-- Start Data block --
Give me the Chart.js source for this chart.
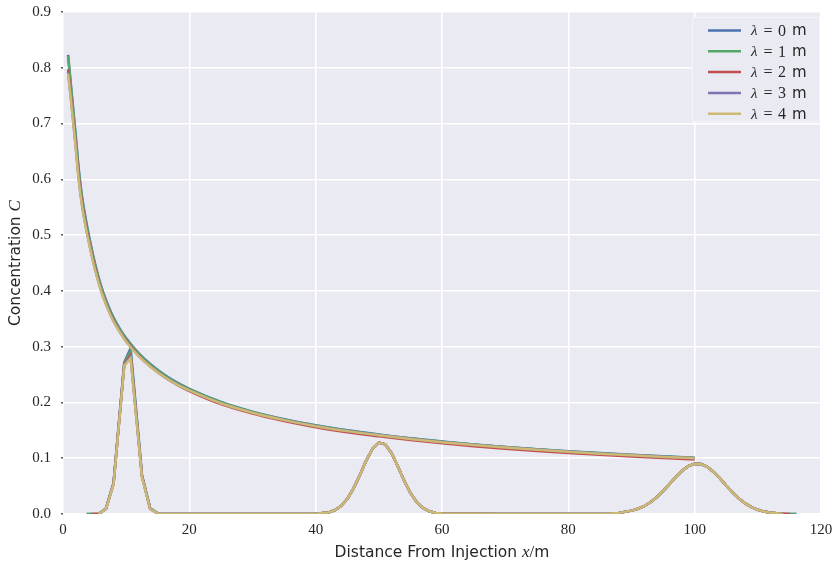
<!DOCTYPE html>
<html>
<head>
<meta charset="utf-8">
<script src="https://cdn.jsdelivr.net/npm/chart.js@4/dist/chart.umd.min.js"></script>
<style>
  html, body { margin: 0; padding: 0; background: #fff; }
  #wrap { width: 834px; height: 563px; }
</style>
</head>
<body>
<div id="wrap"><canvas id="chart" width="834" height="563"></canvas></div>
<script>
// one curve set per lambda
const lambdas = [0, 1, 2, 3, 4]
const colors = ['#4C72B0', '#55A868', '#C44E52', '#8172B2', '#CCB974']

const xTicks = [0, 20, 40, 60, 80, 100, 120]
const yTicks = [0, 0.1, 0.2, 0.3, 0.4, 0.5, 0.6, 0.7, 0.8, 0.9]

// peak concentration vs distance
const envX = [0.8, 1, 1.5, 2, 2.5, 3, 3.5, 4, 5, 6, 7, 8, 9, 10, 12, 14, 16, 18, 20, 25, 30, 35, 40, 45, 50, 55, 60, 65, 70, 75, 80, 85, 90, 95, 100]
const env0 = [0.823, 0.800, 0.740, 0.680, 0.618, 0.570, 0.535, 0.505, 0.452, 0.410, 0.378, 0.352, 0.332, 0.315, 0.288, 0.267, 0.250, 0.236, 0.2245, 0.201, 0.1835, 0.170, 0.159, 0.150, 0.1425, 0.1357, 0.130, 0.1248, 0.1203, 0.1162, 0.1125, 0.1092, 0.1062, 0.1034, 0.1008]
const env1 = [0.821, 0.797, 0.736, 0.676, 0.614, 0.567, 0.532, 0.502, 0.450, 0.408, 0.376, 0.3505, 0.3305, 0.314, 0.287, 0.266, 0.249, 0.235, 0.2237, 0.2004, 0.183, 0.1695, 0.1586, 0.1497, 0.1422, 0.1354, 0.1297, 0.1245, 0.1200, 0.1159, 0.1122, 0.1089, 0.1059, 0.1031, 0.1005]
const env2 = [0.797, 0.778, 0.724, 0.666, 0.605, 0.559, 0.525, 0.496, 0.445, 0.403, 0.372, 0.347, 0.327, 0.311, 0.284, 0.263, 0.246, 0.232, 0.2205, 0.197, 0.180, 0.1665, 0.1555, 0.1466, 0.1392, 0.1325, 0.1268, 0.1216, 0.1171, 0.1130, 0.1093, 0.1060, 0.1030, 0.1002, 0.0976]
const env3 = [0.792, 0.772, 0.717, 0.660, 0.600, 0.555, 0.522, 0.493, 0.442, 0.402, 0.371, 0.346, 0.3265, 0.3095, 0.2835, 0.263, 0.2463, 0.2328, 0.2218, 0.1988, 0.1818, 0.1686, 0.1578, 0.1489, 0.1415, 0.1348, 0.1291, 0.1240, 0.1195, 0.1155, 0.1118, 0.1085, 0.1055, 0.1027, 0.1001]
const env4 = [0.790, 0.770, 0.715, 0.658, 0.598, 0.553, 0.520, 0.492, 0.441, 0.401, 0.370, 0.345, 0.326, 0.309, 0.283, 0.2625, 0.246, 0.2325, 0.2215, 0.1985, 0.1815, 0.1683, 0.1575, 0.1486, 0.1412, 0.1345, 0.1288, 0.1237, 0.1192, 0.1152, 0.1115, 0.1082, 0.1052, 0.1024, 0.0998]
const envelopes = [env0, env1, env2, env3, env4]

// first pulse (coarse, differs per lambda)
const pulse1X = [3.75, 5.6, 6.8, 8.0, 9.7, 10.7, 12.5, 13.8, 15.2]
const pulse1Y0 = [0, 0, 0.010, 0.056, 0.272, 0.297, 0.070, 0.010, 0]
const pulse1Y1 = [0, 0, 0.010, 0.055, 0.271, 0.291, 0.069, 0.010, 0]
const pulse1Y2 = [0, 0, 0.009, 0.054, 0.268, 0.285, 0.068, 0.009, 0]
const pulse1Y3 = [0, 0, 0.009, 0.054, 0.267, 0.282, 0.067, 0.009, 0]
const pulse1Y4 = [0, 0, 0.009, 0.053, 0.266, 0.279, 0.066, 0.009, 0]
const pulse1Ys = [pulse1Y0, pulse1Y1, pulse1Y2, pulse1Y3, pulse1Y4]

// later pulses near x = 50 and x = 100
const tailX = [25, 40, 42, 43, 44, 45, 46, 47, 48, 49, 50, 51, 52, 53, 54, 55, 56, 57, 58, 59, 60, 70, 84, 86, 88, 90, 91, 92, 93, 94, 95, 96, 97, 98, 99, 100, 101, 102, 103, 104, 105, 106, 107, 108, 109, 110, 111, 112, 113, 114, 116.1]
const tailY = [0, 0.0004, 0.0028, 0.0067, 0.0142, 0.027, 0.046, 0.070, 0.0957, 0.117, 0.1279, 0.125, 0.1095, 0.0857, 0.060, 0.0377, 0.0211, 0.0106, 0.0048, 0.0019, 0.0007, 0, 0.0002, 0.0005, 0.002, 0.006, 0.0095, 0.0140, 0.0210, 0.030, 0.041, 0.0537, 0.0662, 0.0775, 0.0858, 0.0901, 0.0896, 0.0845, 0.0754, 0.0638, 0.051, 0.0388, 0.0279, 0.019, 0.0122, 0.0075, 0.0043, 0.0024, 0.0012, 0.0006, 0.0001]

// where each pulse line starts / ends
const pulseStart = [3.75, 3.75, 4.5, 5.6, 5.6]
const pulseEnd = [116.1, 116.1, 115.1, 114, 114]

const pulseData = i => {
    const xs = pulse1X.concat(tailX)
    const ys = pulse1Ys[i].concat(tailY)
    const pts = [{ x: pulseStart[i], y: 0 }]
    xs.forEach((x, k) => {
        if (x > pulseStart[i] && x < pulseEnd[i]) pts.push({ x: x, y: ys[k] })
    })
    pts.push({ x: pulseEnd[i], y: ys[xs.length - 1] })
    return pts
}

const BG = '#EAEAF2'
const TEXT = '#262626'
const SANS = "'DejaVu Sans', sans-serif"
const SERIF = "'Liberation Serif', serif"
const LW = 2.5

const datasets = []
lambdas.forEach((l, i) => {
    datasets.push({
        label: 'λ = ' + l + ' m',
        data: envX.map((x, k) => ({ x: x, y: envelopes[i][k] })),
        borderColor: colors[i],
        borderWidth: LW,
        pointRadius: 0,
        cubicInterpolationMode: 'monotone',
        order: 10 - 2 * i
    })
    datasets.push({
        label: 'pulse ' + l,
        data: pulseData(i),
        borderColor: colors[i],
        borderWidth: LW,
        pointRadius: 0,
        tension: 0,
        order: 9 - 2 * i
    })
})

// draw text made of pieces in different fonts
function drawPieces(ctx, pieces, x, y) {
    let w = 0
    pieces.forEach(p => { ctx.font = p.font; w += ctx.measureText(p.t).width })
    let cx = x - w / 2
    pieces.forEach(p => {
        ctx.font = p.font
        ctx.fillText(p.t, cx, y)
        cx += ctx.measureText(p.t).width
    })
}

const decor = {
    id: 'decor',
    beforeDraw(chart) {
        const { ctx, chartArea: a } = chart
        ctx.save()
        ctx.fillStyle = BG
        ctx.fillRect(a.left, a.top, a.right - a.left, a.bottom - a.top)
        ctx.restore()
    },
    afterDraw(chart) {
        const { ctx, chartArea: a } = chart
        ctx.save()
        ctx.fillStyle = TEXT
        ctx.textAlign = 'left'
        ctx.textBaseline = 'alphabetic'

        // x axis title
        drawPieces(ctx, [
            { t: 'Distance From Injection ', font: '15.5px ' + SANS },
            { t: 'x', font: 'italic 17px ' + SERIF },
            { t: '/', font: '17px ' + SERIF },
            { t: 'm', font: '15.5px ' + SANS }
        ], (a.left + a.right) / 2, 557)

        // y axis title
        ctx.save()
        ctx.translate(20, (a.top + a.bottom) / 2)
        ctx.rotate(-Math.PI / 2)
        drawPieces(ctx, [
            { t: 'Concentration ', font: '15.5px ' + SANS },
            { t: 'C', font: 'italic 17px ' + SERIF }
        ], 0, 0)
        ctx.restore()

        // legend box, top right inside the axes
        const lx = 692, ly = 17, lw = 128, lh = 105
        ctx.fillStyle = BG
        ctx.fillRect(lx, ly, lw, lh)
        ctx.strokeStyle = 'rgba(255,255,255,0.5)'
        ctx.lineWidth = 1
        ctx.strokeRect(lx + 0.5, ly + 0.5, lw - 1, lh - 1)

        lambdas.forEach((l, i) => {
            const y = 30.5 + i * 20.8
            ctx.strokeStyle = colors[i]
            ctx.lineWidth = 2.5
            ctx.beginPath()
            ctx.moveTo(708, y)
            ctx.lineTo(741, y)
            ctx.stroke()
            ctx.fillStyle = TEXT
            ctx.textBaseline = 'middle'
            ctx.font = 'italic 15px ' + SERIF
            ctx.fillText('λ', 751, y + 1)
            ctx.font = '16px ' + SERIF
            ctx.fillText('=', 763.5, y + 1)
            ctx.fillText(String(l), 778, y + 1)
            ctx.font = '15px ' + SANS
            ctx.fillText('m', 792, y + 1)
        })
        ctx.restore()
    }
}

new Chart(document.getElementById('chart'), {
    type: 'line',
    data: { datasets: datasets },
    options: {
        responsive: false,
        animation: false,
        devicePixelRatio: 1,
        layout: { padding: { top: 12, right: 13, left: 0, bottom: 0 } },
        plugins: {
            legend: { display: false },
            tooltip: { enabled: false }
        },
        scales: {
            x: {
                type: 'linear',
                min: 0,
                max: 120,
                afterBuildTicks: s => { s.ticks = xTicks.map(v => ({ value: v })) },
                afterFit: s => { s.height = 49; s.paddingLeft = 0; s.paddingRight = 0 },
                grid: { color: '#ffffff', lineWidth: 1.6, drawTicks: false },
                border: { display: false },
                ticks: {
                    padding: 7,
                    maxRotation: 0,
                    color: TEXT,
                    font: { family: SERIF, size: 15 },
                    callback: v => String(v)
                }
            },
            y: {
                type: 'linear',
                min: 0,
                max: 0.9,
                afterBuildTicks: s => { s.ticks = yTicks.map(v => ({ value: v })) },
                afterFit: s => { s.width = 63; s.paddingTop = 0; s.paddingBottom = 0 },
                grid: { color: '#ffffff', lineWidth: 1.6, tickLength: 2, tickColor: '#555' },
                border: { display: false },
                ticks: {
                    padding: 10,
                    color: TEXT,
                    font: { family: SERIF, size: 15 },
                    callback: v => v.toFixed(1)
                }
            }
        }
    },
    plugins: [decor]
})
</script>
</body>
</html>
-- End Data block --
#### [Written request]
Copy nothing but the lines from the top of the data down to the line containing "0.7, 0.8, 0.9]", and leave the pictures out.

#### [The completed task]
Give me the Chart.js source for this chart.
<!DOCTYPE html>
<html>
<head>
<meta charset="utf-8">
<script src="https://cdn.jsdelivr.net/npm/chart.js@4/dist/chart.umd.min.js"></script>
<style>
  html, body { margin: 0; padding: 0; background: #fff; }
  #wrap { width: 834px; height: 563px; }
</style>
</head>
<body>
<div id="wrap"><canvas id="chart" width="834" height="563"></canvas></div>
<script>
// one curve set per lambda
const lambdas = [0, 1, 2, 3, 4]
const colors = ['#4C72B0', '#55A868', '#C44E52', '#8172B2', '#CCB974']

const xTicks = [0, 20, 40, 60, 80, 100, 120]
const yTicks = [0, 0.1, 0.2, 0.3, 0.4, 0.5, 0.6, 0.7, 0.8, 0.9]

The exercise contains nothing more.